Yeltsin was naive (mostly) when looking to the West (EU / US)...
Both of these men left Putin not only with much work, but they left Russia a great foundation of democracy and seeds of reforms that will never be reversed.
As much as you could curse Yeltsin, you can also respect and acknowledge his accomplishments.
Today Russia couldn't be in a better position with respect to it's future and thanks goes to Putin, Yeltsin and Gorbachev.
Remove any one of these men, and the US would have Russia looking like the chaos in Georgia or Ukraine.
May Yeltsin rest in peace.
Posted by: Luther G. Quick | April 25, 2007 6:26 PM
Russia: Land of the Giants
in the days of the Pygmies!
Read Walter Schubart's "Russia and Western Man" if you want to see the future: "Russia Europe's Salvation!"
Posted by: John Warren Gotsch | April 26, 2007 1:01 AM
I'm just awefully glad he handed the reigns of power to no other but Vladimir Putin. That decision probably had the most profound impact on the future of Russia. Good call, Mr. Yeltsin. Rest in peace...
Posted by: Al Goroh | April 26, 2007 2:25 AM
Was the service televised? Is it on the web somewhere?
Posted by: armchair pessimist | April 26, 2007 10:57 AM
Temptation, temptation temptation...
Ok, I found an obit by Mark Tiabbi (he formerly of Exile.ru fame) via Sean's Russia Blog. I'm amazed that I could have missed it, but considering the glowing post of Yeltsin here on RB, here's the link: http://www.alternet.org/columnists/story/50999/?page=1
How would I sum up Yeltin's death?
The End of an Error.
Posted by: Aleks | April 27, 2007 3:00 PM
"Largest Orthodox funaral" since 1881? Was that of Alexander III in 1894 smaller? By what measure?
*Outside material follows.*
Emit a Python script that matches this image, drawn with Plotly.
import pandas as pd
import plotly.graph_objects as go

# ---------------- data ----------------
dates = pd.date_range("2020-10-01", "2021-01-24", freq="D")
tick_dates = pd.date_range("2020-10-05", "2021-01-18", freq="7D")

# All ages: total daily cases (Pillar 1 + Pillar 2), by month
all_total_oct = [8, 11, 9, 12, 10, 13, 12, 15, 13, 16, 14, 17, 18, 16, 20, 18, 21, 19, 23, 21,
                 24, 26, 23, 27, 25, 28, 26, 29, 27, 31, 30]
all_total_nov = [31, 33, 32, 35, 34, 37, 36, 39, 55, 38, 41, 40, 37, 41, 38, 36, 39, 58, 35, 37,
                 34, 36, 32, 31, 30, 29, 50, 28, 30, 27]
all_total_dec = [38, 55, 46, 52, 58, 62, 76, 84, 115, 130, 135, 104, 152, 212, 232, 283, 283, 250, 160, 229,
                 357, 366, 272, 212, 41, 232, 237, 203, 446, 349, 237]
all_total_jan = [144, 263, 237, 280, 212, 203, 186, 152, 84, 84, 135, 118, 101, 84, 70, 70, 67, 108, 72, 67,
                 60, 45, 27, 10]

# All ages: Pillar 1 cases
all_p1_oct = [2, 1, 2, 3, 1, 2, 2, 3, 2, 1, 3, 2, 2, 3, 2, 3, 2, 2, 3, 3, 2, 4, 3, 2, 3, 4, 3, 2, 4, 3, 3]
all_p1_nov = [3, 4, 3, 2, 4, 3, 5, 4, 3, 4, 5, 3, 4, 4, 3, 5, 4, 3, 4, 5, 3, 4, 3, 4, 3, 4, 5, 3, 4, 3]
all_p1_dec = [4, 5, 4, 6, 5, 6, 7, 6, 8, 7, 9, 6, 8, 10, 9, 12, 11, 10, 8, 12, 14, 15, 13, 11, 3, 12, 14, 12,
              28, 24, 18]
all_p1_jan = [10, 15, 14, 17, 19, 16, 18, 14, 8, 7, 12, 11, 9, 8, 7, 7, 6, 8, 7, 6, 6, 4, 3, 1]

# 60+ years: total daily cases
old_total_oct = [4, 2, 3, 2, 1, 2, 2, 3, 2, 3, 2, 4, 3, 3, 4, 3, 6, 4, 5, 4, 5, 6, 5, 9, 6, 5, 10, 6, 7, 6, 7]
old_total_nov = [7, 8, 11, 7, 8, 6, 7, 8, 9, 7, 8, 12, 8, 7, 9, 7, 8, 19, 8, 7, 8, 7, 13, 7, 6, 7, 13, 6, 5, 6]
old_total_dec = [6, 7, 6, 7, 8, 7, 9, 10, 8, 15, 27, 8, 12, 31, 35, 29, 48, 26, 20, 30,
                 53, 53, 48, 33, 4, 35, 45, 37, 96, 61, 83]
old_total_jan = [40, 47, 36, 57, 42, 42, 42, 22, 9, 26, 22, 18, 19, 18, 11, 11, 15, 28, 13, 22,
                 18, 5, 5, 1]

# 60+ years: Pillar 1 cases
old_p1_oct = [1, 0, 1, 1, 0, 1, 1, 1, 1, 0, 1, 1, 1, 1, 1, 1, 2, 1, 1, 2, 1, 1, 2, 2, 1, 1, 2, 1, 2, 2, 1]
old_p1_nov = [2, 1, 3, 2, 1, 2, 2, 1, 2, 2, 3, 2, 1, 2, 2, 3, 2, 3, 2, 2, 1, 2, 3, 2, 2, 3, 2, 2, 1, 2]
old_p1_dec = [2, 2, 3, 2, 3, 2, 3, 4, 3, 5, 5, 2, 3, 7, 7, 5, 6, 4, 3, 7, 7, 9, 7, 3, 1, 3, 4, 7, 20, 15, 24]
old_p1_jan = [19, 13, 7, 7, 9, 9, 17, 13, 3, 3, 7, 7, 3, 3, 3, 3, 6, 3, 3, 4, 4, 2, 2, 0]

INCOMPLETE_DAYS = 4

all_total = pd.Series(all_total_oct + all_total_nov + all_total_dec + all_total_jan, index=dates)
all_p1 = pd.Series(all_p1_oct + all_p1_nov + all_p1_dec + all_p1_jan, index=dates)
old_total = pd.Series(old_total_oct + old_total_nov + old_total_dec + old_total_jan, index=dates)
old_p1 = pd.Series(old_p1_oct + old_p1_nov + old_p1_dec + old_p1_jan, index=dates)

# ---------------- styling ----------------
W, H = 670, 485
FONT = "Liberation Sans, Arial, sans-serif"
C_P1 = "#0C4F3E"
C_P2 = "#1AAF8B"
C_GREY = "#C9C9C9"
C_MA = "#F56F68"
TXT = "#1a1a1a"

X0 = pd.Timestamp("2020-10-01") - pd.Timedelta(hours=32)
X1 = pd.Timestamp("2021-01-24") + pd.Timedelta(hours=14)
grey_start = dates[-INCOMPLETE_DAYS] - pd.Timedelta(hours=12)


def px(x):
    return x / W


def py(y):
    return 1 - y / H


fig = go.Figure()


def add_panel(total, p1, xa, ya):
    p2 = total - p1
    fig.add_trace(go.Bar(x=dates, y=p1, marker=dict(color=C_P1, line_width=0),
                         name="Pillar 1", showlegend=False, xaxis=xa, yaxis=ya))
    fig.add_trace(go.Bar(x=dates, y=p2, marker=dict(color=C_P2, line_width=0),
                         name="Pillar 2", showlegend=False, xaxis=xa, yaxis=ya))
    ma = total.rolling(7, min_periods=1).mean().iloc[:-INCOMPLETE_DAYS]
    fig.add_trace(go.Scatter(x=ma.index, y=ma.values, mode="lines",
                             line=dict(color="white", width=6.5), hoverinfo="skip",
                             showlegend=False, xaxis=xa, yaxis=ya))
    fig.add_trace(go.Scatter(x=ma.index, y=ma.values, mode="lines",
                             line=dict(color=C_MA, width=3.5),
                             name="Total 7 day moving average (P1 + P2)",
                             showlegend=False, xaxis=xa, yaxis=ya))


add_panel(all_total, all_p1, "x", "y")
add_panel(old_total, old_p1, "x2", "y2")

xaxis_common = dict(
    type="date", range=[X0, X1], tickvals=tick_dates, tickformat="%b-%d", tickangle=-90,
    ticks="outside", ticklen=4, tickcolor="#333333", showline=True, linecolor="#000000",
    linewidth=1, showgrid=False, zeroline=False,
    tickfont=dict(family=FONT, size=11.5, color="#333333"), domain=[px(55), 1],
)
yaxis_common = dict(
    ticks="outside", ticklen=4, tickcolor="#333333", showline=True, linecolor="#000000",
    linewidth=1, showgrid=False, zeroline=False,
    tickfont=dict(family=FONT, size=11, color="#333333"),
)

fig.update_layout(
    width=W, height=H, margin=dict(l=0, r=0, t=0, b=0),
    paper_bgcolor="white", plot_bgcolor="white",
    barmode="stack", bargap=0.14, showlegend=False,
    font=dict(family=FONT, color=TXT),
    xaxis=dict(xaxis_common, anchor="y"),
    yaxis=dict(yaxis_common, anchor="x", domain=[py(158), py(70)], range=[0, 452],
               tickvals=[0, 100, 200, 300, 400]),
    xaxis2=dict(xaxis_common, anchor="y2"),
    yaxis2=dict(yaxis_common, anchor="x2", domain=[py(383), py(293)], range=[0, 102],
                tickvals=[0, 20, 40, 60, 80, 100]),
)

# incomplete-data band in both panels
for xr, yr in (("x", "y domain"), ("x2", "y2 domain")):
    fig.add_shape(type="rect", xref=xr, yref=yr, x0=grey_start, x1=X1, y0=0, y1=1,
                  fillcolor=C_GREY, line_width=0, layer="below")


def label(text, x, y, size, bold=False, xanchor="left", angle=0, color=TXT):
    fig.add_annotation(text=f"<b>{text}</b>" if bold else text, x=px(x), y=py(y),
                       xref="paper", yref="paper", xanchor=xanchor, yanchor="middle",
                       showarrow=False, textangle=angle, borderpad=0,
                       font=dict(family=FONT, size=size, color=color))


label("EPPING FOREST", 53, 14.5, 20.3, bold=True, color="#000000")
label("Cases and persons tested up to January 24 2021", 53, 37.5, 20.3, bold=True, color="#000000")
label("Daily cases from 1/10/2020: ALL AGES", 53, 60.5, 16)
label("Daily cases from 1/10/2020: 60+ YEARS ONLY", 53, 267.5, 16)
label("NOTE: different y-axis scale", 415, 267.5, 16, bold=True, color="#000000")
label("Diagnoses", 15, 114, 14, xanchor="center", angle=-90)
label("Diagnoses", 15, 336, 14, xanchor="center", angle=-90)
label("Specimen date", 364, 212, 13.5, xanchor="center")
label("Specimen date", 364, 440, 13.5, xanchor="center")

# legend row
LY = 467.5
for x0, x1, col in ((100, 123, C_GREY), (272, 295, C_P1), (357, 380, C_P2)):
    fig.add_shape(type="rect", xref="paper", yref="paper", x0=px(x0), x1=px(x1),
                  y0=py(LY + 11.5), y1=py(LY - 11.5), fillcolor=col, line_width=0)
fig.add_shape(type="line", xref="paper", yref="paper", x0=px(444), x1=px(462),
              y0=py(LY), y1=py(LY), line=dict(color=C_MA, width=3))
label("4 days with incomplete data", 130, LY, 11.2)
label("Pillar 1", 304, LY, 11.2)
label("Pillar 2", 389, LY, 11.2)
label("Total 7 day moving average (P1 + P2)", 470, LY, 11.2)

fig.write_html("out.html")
Posted by: Vladimir Almendinger | April 29, 2007 12:41 AM
Aleks,
When you say "The End of an Error" I must say, had the West not infiltrated the Kremlin (with 20 US State Dept consultants), aquired Russian strategic interests (Yukos is an example) and induced instability with NGOs, then Yeltsin would have accomplished quite a bit more.
I'm not a fan of Yeltsin, but he has my respect. Yeltsin was naive simply because he trusted the West, as today has proven, western "Yankee Know How" only works with cheap energy. To this, nothing works in the western methodologies anymore.
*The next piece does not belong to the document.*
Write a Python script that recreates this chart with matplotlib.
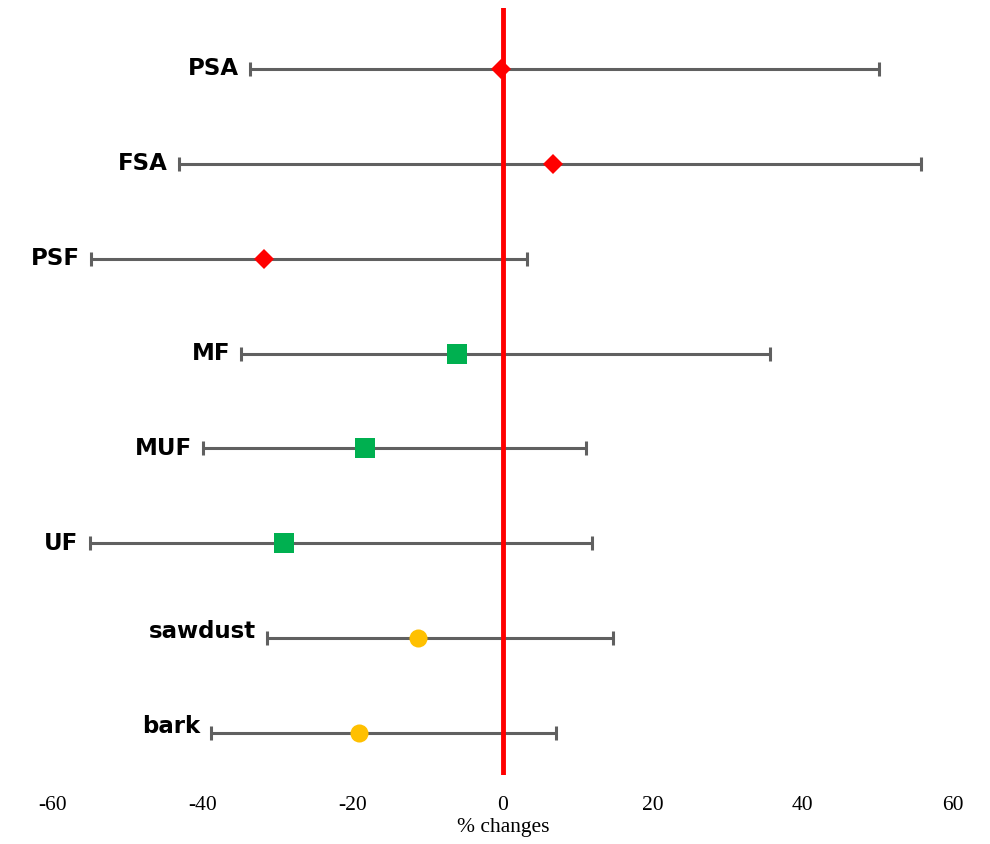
import numpy as np
import matplotlib
matplotlib.use("Agg")
import matplotlib.pyplot as plt

plt.rcParams["axes.unicode_minus"] = False

# categories, top to bottom
labels = ["PSA", "FSA", "PSF", "MF", "MUF", "UF", "sawdust", "bark"]
means = [-0.3, 6.7, -31.9, -6.1, -18.4, -29.2, -11.3, -19.2]
lower = [-33.7, -43.2, -54.9, -34.9, -40.0, -55.1, -31.5, -38.9]
upper = [50.1, 55.7, 3.2, 35.6, 11.1, 11.9, 14.7, 7.1]
groups = ["surf", "surf", "surf", "resin", "resin", "resin", "wood", "wood"]

group_style = {
    "surf": dict(marker="D", color="#FF0000", ms=10),
    "resin": dict(marker="s", color="#00B050", ms=14),
    "wood": dict(marker="o", color="#FFC000", ms=13),
}

fig = plt.figure(figsize=(9.9, 8.44), dpi=100)
ax = fig.add_axes([0.0535, 0.0818, 0.909, 0.9087])

n = len(labels)
ypos = np.arange(n)[::-1]
means = np.array(means)
lower = np.array(lower)
upper = np.array(upper)

ax.axvline(0, color="#FF0000", lw=3.5, zorder=2)

for i in range(n):
    ax.errorbar(means[i], ypos[i],
                xerr=[[means[i] - lower[i]], [upper[i] - means[i]]],
                fmt="none", ecolor="#606060", elinewidth=2.2,
                capsize=5, capthick=2.2, zorder=1)
    st = group_style[groups[i]]
    ax.plot(means[i], ypos[i], linestyle="none", marker=st["marker"],
            color=st["color"], markersize=st["ms"], markeredgewidth=0, zorder=3)
    dy = 5 if labels[i].islower() else 0
    ax.annotate(labels[i], xy=(lower[i], ypos[i]), xytext=(-8, dy),
                textcoords="offset points", ha="right", va="center",
                fontsize=16.5, fontweight="bold", family="DejaVu Sans")

ax.set_xlim(-60, 60)
ax.set_ylim(-0.44, 7.64)
ax.set_xticks([-60, -40, -20, 0, 20, 40, 60])
ax.set_yticks([])
ax.tick_params(axis="x", length=0, pad=15, labelsize=15.5)
for lab in ax.get_xticklabels():
    lab.set_family("Liberation Serif")
for s in ax.spines.values():
    s.set_visible(False)
ax.set_xlabel("% changes", fontsize=15.5, family="Liberation Serif", labelpad=2)

fig.savefig("out.png", dpi=100)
Yeltsin was to this theme, a US error... but, Yeltsin did achieve enough to be appreciated by Russians.
Posted by: Luther G. Quick | April 29, 2007 4:39 PM
Could the relatively positive re-evaluation of Yeltsin after his death be yet another example of the Russian tendency toward nostalgia and revisionism (e.g., Stalin's legacy, the Brezhnev era, life in the Soviet Union)?
Posted by: upthera44 | May 1, 2007 10:08 AM
upthere44,
Just wait till we re-evaluate Bush Jr.
Wait till America dreams of the nostalgia and revisionism (e.g., Reagan, Clinton)...
it's done in all countries... while Putin's image will grow more positive with time, I'll bet anything Bush Jr's image will decay over time... eventualy, people will aks, how is it, that Putin, with so little resources and so many problems turned Russia around? While why is it that Bush had so much, and was handed a country with so little problems, why is it, that so much went so bad?
Posted by: Luther G. Quick | May 2, 2007 7:21 AM
Funny response. Yet again you leave me wondering what this has to do with anything.